::: Source data :::
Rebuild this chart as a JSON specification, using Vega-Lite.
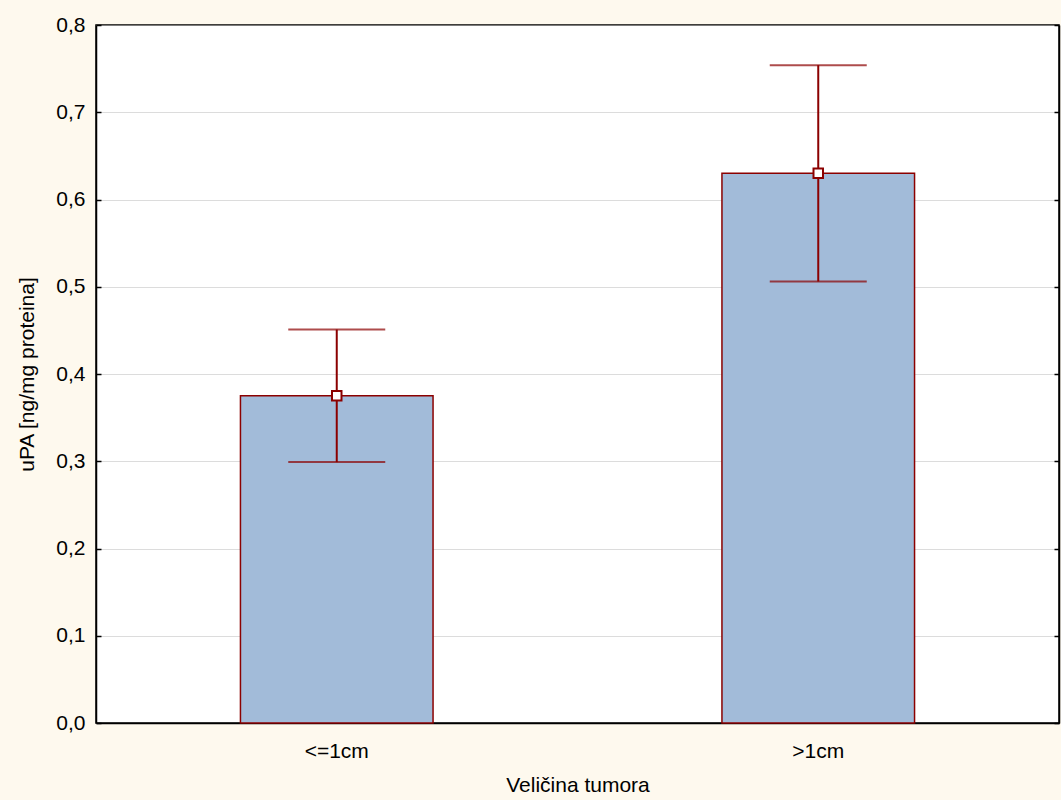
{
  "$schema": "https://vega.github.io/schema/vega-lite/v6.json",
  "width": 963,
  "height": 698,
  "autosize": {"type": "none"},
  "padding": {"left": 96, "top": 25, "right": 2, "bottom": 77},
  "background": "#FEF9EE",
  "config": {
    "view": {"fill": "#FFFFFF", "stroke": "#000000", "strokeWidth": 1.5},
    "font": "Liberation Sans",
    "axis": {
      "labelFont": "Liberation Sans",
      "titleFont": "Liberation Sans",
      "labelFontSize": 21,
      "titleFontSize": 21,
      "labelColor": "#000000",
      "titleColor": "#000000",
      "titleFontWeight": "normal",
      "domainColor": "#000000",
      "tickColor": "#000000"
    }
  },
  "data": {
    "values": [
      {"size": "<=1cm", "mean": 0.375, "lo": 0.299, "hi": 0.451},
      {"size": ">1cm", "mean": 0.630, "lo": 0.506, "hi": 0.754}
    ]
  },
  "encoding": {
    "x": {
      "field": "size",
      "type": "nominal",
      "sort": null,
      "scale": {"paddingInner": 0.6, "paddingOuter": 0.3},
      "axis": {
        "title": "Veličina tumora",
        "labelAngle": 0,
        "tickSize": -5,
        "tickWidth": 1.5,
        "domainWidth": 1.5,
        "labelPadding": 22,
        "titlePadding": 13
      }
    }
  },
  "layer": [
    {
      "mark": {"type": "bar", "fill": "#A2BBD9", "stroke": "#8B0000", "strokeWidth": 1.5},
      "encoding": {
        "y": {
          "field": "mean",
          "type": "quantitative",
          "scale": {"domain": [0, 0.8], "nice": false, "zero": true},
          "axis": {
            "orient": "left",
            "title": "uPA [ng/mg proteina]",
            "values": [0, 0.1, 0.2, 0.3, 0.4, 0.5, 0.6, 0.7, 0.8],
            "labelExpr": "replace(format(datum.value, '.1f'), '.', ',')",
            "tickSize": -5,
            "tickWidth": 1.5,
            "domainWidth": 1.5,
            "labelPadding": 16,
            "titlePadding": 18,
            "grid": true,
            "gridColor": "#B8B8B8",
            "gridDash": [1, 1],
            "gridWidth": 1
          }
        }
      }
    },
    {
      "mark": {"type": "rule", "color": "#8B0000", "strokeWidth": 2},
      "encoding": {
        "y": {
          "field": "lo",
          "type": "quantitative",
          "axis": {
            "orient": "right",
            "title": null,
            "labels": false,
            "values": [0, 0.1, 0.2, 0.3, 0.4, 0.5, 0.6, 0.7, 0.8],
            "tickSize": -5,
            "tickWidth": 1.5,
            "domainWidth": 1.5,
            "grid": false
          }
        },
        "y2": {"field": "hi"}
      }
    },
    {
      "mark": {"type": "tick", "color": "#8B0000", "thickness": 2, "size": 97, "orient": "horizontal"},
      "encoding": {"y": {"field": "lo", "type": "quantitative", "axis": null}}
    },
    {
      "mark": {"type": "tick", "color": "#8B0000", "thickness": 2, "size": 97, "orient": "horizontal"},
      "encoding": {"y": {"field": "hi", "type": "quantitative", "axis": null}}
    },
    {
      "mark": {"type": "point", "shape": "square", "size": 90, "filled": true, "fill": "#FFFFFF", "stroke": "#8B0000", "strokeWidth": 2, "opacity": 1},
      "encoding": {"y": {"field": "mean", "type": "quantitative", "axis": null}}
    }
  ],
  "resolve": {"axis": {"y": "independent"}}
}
:::
* What is expected: Reproduce the material word for word. Any pictures should be left out of the copy.

* Exercise solution:
Rebuild this chart as a JSON specification, using Vega-Lite.
{
  "$schema": "https://vega.github.io/schema/vega-lite/v6.json",
  "width": 963,
  "height": 698,
  "autosize": {"type": "none"},
  "padding": {"left": 96, "top": 25, "right": 2, "bottom": 77},
  "background": "#FEF9EE",
  "config": {
    "view": {"fill": "#FFFFFF", "stroke": "#000000", "strokeWidth": 1.5},
    "font": "Liberation Sans",
    "axis": {
      "labelFont": "Liberation Sans",
      "titleFont": "Liberation Sans",
      "labelFontSize": 21,
      "titleFontSize": 21,
      "labelColor": "#000000",
      "titleColor": "#000000",
      "titleFontWeight": "normal",
      "domainColor": "#000000",
      "tickColor": "#000000"
    }
  },
  "data": {
    "values": [
      {"size": "<=1cm", "mean": 0.375, "lo": 0.299, "hi": 0.451},
      {"size": ">1cm", "mean": 0.630, "lo": 0.506, "hi": 0.754}
    ]
  },
  "encoding": {
    "x": {
      "field": "size",
      "type": "nominal",
      "sort": null,
      "scale": {"paddingInner": 0.6, "paddingOuter": 0.3},
      "axis": {
        "title": "Veličina tumora",
        "labelAngle": 0,
        "tickSize": -5,
        "tickWidth": 1.5,
        "domainWidth": 1.5,
        "labelPadding": 22,
        "titlePadding": 13
      }
    }
  },
  "layer": [
    {
      "mark": {"type": "bar", "fill": "#A2BBD9", "stroke": "#8B0000", "strokeWidth": 1.5},
      "encoding": {
        "y": {
          "field": "mean",
          "type": "quantitative",
          "scale": {"domain": [0, 0.8], "nice": false, "zero": true},
          "axis": {
            "orient": "left",
            "title": "uPA [ng/mg proteina]",
            "values": [0, 0.1, 0.2, 0.3, 0.4, 0.5, 0.6, 0.7, 0.8],
            "labelExpr": "replace(format(datum.value, '.1f'), '.', ',')",
            "tickSize": -5,
            "tickWidth": 1.5,
            "domainWidth": 1.5,
            "labelPadding": 16,
            "titlePadding": 18,
            "grid": true,
            "gridColor": "#B8B8B8",
            "gridDash": [1, 1],
            "gridWidth": 1
          }
        }
      }
    },
    {
      "mark": {"type": "rule", "color": "#8B0000", "strokeWidth": 2},
      "encoding": {
        "y": {
          "field": "lo",
          "type": "quantitative",
          "axis": {
            "orient": "right",
            "title": null,
            "labels": false,
            "values": [0, 0.1, 0.2, 0.3, 0.4, 0.5, 0.6, 0.7, 0.8],
            "tickSize": -5,
            "tickWidth": 1.5,
            "domainWidth": 1.5,
            "grid": false
          }
        },
        "y2": {"field": "hi"}
      }
    },
    {
      "mark": {"type": "tick", "color": "#8B0000", "thickness": 2, "size": 97, "orient": "horizontal"},
      "encoding": {"y": {"field": "lo", "type": "quantitative", "axis": null}}
    },
    {
      "mark": {"type": "tick", "color": "#8B0000", "thickness": 2, "size": 97, "orient": "horizontal"},
      "encoding": {"y": {"field": "hi", "type": "quantitative", "axis": null}}
    },
    {
      "mark": {"type": "point", "shape": "square", "size": 90, "filled": true, "fill": "#FFFFFF", "stroke": "#8B0000", "strokeWidth": 2, "opacity": 1},
      "encoding": {"y": {"field": "mean", "type": "quantitative", "axis": null}}
    }
  ],
  "resolve": {"axis": {"y": "independent"}}
}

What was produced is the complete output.